BEGIN Supplied information

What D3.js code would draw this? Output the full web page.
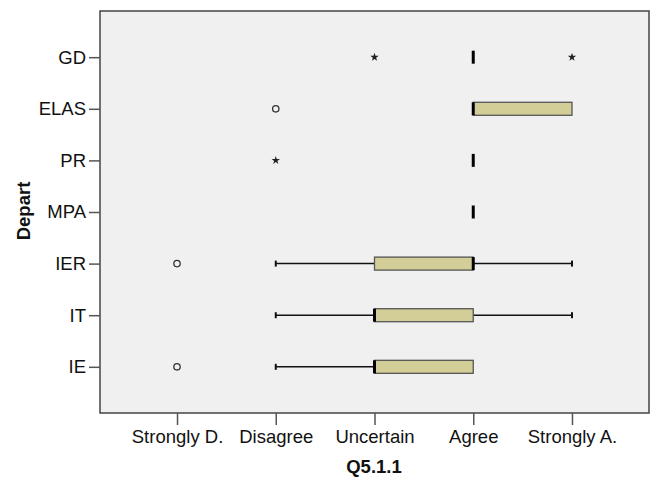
<!DOCTYPE html>
<html>
<head>
<meta charset="utf-8">
<script src="https://cdn.jsdelivr.net/npm/d3@7"></script>
<style>
body{margin:0;background:#fff;}
svg text{font-family:"Liberation Sans",Arial,sans-serif;}
</style>
</head>
<body>
<svg id="chart" width="656" height="478"></svg>
<script>
const departs = ["GD","ELAS","PR","MPA","IER","IT","IE"];
const q1 =          [4,4,4,4,3,3,3];
const medians =     [4,4,4,4,4,3,3];
const q3 =          [4,5,4,4,4,4,4];
const whiskerLow =  [4,4,4,4,2,2,2];
const whiskerHigh = [4,5,4,4,5,5,4];
const outlierDept = ["ELAS","IER","IE"];
const outlierVal  = [2,1,1];
const extremeDept = ["GD","GD","PR"];
const extremeVal  = [3,5,2];
const xTickValues = [1,2,3,4,5];
const xTickLabels = ["Strongly D.","Disagree","Uncertain","Agree","Strongly A."];

const svg = d3.select("#chart");
const L=100, T=11, R=649, B=413;
const x = d3.scaleLinear().domain([0.22,5.78]).range([L,R]);
const y = d3.scalePoint().domain(departs).range([T,B]).padding(0.895);

svg.append("rect").attr("x",L).attr("y",T).attr("width",R-L).attr("height",B-T)
  .attr("fill","#f0f0f0").attr("stroke","#444").attr("stroke-width",1.5);

const boxH = 13;
const g = svg.append("g");
departs.forEach((d,i)=>{
  const cy = y(d);
  // whiskers
  if (whiskerLow[i] < q1[i]) {
    g.append("line").attr("x1",x(whiskerLow[i])).attr("x2",x(q1[i])).attr("y1",cy).attr("y2",cy).attr("stroke","#111").attr("stroke-width",1.5);
    g.append("line").attr("x1",x(whiskerLow[i])).attr("x2",x(whiskerLow[i])).attr("y1",cy-3).attr("y2",cy+3).attr("stroke","#111").attr("stroke-width",2);
  }
  if (whiskerHigh[i] > q3[i]) {
    g.append("line").attr("x1",x(q3[i])).attr("x2",x(whiskerHigh[i])).attr("y1",cy).attr("y2",cy).attr("stroke","#111").attr("stroke-width",1.5);
    g.append("line").attr("x1",x(whiskerHigh[i])).attr("x2",x(whiskerHigh[i])).attr("y1",cy-3).attr("y2",cy+3).attr("stroke","#111").attr("stroke-width",2);
  }
  if (q3[i] > q1[i]) {
    g.append("rect").attr("x",x(q1[i])).attr("y",cy-boxH/2).attr("width",x(q3[i])-x(q1[i])).attr("height",boxH)
      .attr("fill","#d3ce98").attr("stroke","#555").attr("stroke-width",1.3);
  }
  g.append("line").attr("x1",x(medians[i])).attr("x2",x(medians[i])).attr("y1",cy-boxH/2).attr("y2",cy+boxH/2)
    .attr("stroke","#000").attr("stroke-width",3);
});

outlierDept.forEach((d,i)=>{
  g.append("circle").attr("cx",x(outlierVal[i])).attr("cy",y(d)).attr("r",3.2)
    .attr("fill","none").attr("stroke","#333").attr("stroke-width",1.3);
});
extremeDept.forEach((d,i)=>{
  g.append("path").attr("d",d3.symbol(d3.symbolStar,22)())
    .attr("transform",`translate(${x(extremeVal[i])},${y(d)})`).attr("fill","#222");
});

const xAxis = svg.append("g").attr("transform",`translate(0,${B})`)
  .call(d3.axisBottom(x).tickValues(xTickValues).tickFormat((v,i)=>xTickLabels[i]).tickSize(12).tickSizeOuter(0).tickPadding(5));
xAxis.select(".domain").remove();
xAxis.selectAll(".tick line").attr("stroke","#555").attr("stroke-width",1.5);
xAxis.selectAll(".tick text").attr("font-size","18.5px").attr("fill","#111").style("font-family","'Liberation Sans',Arial,sans-serif");

const yAxis = svg.append("g").attr("transform",`translate(${L},0)`)
  .call(d3.axisLeft(y).tickSize(11).tickSizeOuter(0).tickPadding(3));
yAxis.select(".domain").remove();
yAxis.selectAll(".tick line").attr("stroke","#555").attr("stroke-width",1.5);
yAxis.selectAll(".tick text").attr("font-size","18.5px").attr("fill","#111").style("font-family","'Liberation Sans',Arial,sans-serif");

svg.append("text").attr("x",374).attr("y",473).attr("text-anchor","middle")
  .attr("font-size","18.5px").attr("font-weight","bold").attr("fill","#111").text("Q5.1.1");
svg.append("text").attr("transform","translate(30,211) rotate(-90)").attr("text-anchor","middle")
  .attr("font-size","18.5px").attr("font-weight","bold").attr("fill","#111").text("Depart");
</script>
</body>
</html>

END Supplied information

[Exercise]
Take the listing above and print it exactly, apart from the pictures.

[Reply]
What D3.js code would draw this? Output the full web page.
<!DOCTYPE html>
<html>
<head>
<meta charset="utf-8">
<script src="https://cdn.jsdelivr.net/npm/d3@7"></script>
<style>
body{margin:0;background:#fff;}
svg text{font-family:"Liberation Sans",Arial,sans-serif;}
</style>
</head>
<body>
<svg id="chart" width="656" height="478"></svg>
<script>
const departs = ["GD","ELAS","PR","MPA","IER","IT","IE"];
const q1 =          [4,4,4,4,3,3,3];
const medians =     [4,4,4,4,4,3,3];
const q3 =          [4,5,4,4,4,4,4];
const whiskerLow =  [4,4,4,4,2,2,2];
const whiskerHigh = [4,5,4,4,5,5,4];
const outlierDept = ["ELAS","IER","IE"];
const outlierVal  = [2,1,1];
const extremeDept = ["GD","GD","PR"];
const extremeVal  = [3,5,2];
const xTickValues = [1,2,3,4,5];
const xTickLabels = ["Strongly D.","Disagree","Uncertain","Agree","Strongly A."];

const svg = d3.select("#chart");
const L=100, T=11, R=649, B=413;
const x = d3.scaleLinear().domain([0.22,5.78]).range([L,R]);
const y = d3.scalePoint().domain(departs).range([T,B]).padding(0.895);

svg.append("rect").attr("x",L).attr("y",T).attr("width",R-L).attr("height",B-T)
  .attr("fill","#f0f0f0").attr("stroke","#444").attr("stroke-width",1.5);

const boxH = 13;
const g = svg.append("g");
departs.forEach((d,i)=>{
  const cy = y(d);
  // whiskers
  if (whiskerLow[i] < q1[i]) {
    g.append("line").attr("x1",x(whiskerLow[i])).attr("x2",x(q1[i])).attr("y1",cy).attr("y2",cy).attr("stroke","#111").attr("stroke-width",1.5);
    g.append("line").attr("x1",x(whiskerLow[i])).attr("x2",x(whiskerLow[i])).attr("y1",cy-3).attr("y2",cy+3).attr("stroke","#111").attr("stroke-width",2);
  }
  if (whiskerHigh[i] > q3[i]) {
    g.append("line").attr("x1",x(q3[i])).attr("x2",x(whiskerHigh[i])).attr("y1",cy).attr("y2",cy).attr("stroke","#111").attr("stroke-width",1.5);
    g.append("line").attr("x1",x(whiskerHigh[i])).attr("x2",x(whiskerHigh[i])).attr("y1",cy-3).attr("y2",cy+3).attr("stroke","#111").attr("stroke-width",2);
  }
  if (q3[i] > q1[i]) {
    g.append("rect").attr("x",x(q1[i])).attr("y",cy-boxH/2).attr("width",x(q3[i])-x(q1[i])).attr("height",boxH)
      .attr("fill","#d3ce98").attr("stroke","#555").attr("stroke-width",1.3);
  }
  g.append("line").attr("x1",x(medians[i])).attr("x2",x(medians[i])).attr("y1",cy-boxH/2).attr("y2",cy+boxH/2)
    .attr("stroke","#000").attr("stroke-width",3);
});

outlierDept.forEach((d,i)=>{
  g.append("circle").attr("cx",x(outlierVal[i])).attr("cy",y(d)).attr("r",3.2)
    .attr("fill","none").attr("stroke","#333").attr("stroke-width",1.3);
});
extremeDept.forEach((d,i)=>{
  g.append("path").attr("d",d3.symbol(d3.symbolStar,22)())
    .attr("transform",`translate(${x(extremeVal[i])},${y(d)})`).attr("fill","#222");
});

const xAxis = svg.append("g").attr("transform",`translate(0,${B})`)
  .call(d3.axisBottom(x).tickValues(xTickValues).tickFormat((v,i)=>xTickLabels[i]).tickSize(12).tickSizeOuter(0).tickPadding(5));
xAxis.select(".domain").remove();
xAxis.selectAll(".tick line").attr("stroke","#555").attr("stroke-width",1.5);
xAxis.selectAll(".tick text").attr("font-size","18.5px").attr("fill","#111").style("font-family","'Liberation Sans',Arial,sans-serif");

const yAxis = svg.append("g").attr("transform",`translate(${L},0)`)
  .call(d3.axisLeft(y).tickSize(11).tickSizeOuter(0).tickPadding(3));
yAxis.select(".domain").remove();
yAxis.selectAll(".tick line").attr("stroke","#555").attr("stroke-width",1.5);
yAxis.selectAll(".tick text").attr("font-size","18.5px").attr("fill","#111").style("font-family","'Liberation Sans',Arial,sans-serif");

svg.append("text").attr("x",374).attr("y",473).attr("text-anchor","middle")
  .attr("font-size","18.5px").attr("font-weight","bold").attr("fill","#111").text("Q5.1.1");
svg.append("text").attr("transform","translate(30,211) rotate(-90)").attr("text-anchor","middle")
  .attr("font-size","18.5px").attr("font-weight","bold").attr("fill","#111").text("Depart");
</script>
</body>
</html>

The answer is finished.